How far are the bounds from the actual capacity typically? Nobody knows, but there are good reasons to believe they are extremely close. Here (Figure 1) is a nice example that compares a decoder that uses the measured channel likelihood, instead of assuming a Gaussian (which is implied by the typical bounding techniques). From correspondence with one of the authors: “The dashed and solid lines are the lower bound obtained by Gaussianizing the interference, while the circles are the rate achievable by a decoder exploiting the non-Gaussianity of the interference, painfully computed through days-long Monte-Carlo. (This is not exactly the capacity, because the transmit signals here are Gaussian, so one could deviate from Gaussian signaling and possibly do slightly better — but the difference is imperceptible in all the experiments we’ve done.)”

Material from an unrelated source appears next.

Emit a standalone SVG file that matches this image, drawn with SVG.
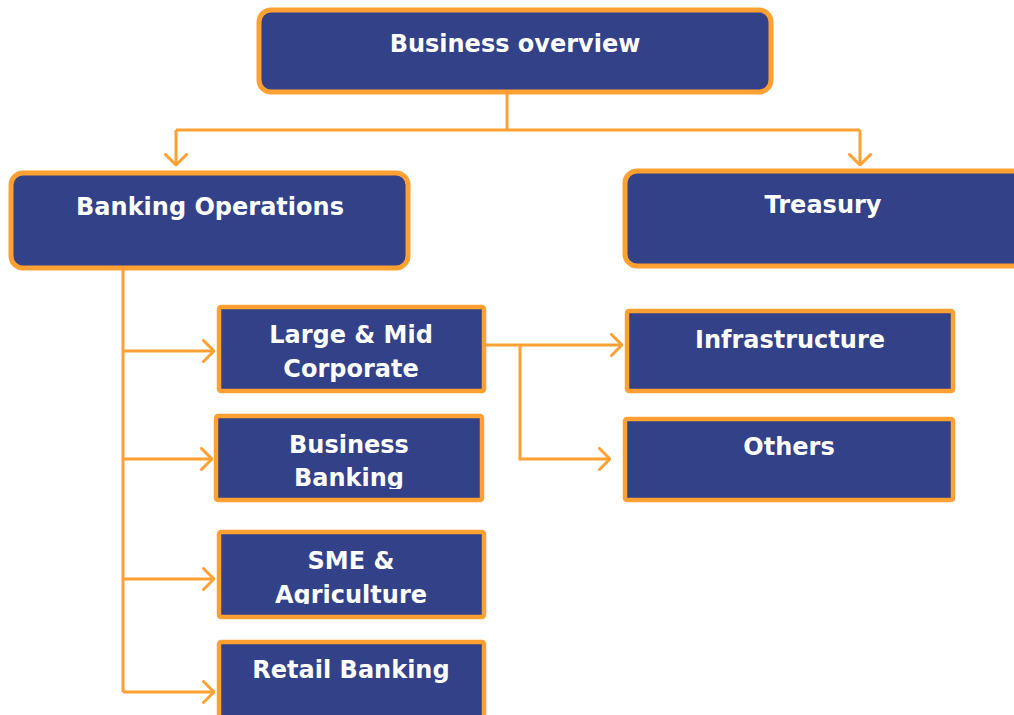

Concerning Massive MIMO and its capacity bounds, I have met for a long time with arguments that these capacity formulas aren’t useful estimates of actual performance. But in fact, they are: In one simulation study we were less than one dB from the capacity bound by using QPSK and a standard LDPC code (albeit with fairly long blocks). This bound accounts for noise and channel estimation errors. Such examples are in Chapter 1 of Fundamentals of Massive MIMO, and also in the ten-myth paper:

(I wrote the simulation code, and can share it, in case anyone would want to reproduce the graphs.)

So in summary, while capacity bounds are sometimes done wrong; when done right they give pretty good estimates of actual link performance with modern coding.